Last week marked the two-year anniversary of the passage of the Affordable Care Act (ACA).  With heightened focus on the ACA continuing this week, especially on the individual mandate, it’s important to take a step back and understand the strides that have already been made, particularly in chronic disease prevention since passage of the ACA.

 

According to HHS, 54 million Americans with private insurance saw improvements made to their preventive benefits last year, and more than 32 million Medicare beneficiaries accessed a free preventive service last year, including the new Annual Wellness Visit.

Additionally, the Prevention and Public Health Fund was established as part of the ACA. Last month, though, $5 billion in cuts were made to the fund to pay for the temporary SGR fix. While the Prevention Fund stands for our national commitment to promote wellness in America, the Fund’s ability to trim health care costs by improving health will be marginalized by these cuts.

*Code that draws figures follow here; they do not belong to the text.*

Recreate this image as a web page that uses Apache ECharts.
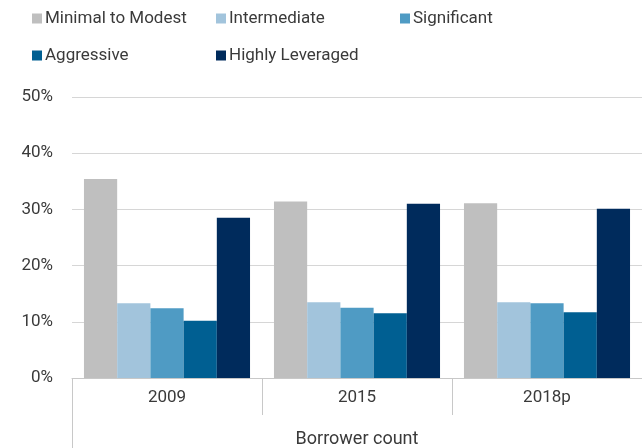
<!DOCTYPE html>
<html>
<head>
<meta charset="utf-8">
<script src="https://cdn.jsdelivr.net/npm/echarts@6/dist/echarts.min.js"></script>
<style>
  html, body { margin: 0; padding: 0; background: #fff; }
  #chart { width: 642px; height: 448px; }
</style>
</head>
<body>
<div id="chart"></div>
<script>
  // 数据
  var years = ['2009', '2015', '2018p'];
  var minimalToModest = [35.4, 31.4, 31.1];
  var intermediate = [13.3, 13.5, 13.5];
  var significant = [12.4, 12.5, 13.3];
  var aggressive = [10.2, 11.5, 11.7];
  var highlyLeveraged = [28.5, 31.0, 30.1];

  var names = ['Minimal to Modest', 'Intermediate', 'Significant', 'Aggressive', 'Highly Leveraged'];
  var colors = ['#bfbfbf', '#a2c4dc', '#4f9bc4', '#005f92', '#002b5c'];
  var values = [minimalToModest, intermediate, significant, aggressive, highlyLeveraged];

  var font = 'Roboto';
  var textColor = '#3a3a3a';

  // 图例位置（每项一个）
  var legendPos = [[32, 10], [216, 10], [400, 10], [32, 47], [216, 47]];
  var legends = names.map(function (n, i) {
    return {
      data: [n],
      left: legendPos[i][0],
      top: legendPos[i][1],
      itemWidth: 10,
      itemHeight: 10,
      itemGap: 0,
      icon: 'rect',
      textStyle: { fontFamily: font, fontSize: 17, color: textColor, padding: [0, 0, 0, -2] },
      padding: 0
    };
  });

  var chart = echarts.init(document.getElementById('chart'));

  var option = {
    animation: false,
    legend: legends,
    grid: { left: 72, right: 0, top: 97, bottom: 70 },
    xAxis: [{
      type: 'category',
      data: years,
      axisLine: { lineStyle: { color: '#c8c8c8', width: 1 } },
      axisTick: { show: true, length: 37, lineStyle: { color: '#c8c8c8' } },
      axisLabel: { fontFamily: font, fontSize: 17, color: textColor, margin: 11 }
    }, {
      // 第二层分类轴
      type: 'category',
      data: ['Borrower count'],
      position: 'bottom',
      axisLine: { show: false },
      axisTick: { show: true, length: 70, lineStyle: { color: '#c8c8c8' } },
      axisLabel: { fontFamily: font, fontSize: 18, color: textColor, margin: 52 },
      splitLine: { show: false }
    }],
    yAxis: {
      type: 'value',
      min: 0,
      max: 50,
      interval: 10,
      axisLine: { show: false },
      axisTick: { show: false },
      axisLabel: { formatter: '{value}%', fontFamily: font, fontSize: 17, color: textColor, margin: 19 },
      splitLine: { lineStyle: { color: '#d6d6d6', width: 1 } }
    },
    series: names.map(function (n, i) {
      return {
        name: n,
        type: 'bar',
        data: values[i],
        itemStyle: { color: colors[i] },
        barGap: '0%',
        barCategoryGap: '12.6%'
      };
    })
  };

  chart.setOption(option);
</script>
</body>
</html>
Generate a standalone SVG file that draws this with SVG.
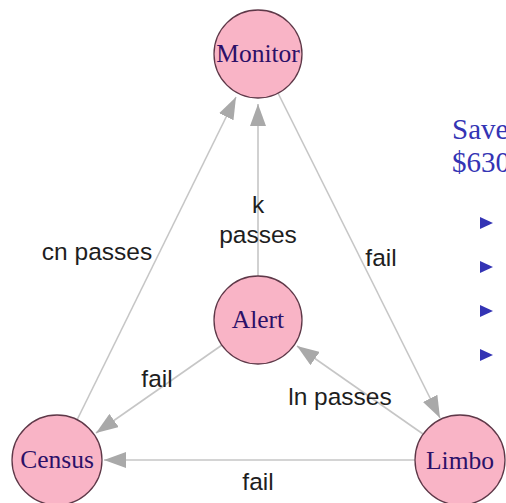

While policymakers increasingly recognize the debilitating and costly impact of chronic disease on the health care system, we are not doing enough to address the economic and physical threats chronic disease pose.  The burden of chronic diseases on our nation’s health care system continues to increase – it’s now responsible for 84 percent of health care spending, and one in two Americans currently battle one or more chronic conditions. This level of growth is unsustainable and now, more than ever, makes the case for a collective effort to understand, invest in and promote mechanisms and evidence-based programs that will reduce the prevalence of preventable chronic diseases and improve health outcomes.  Only by addressing chronic disease can we sustainably lower health care spending.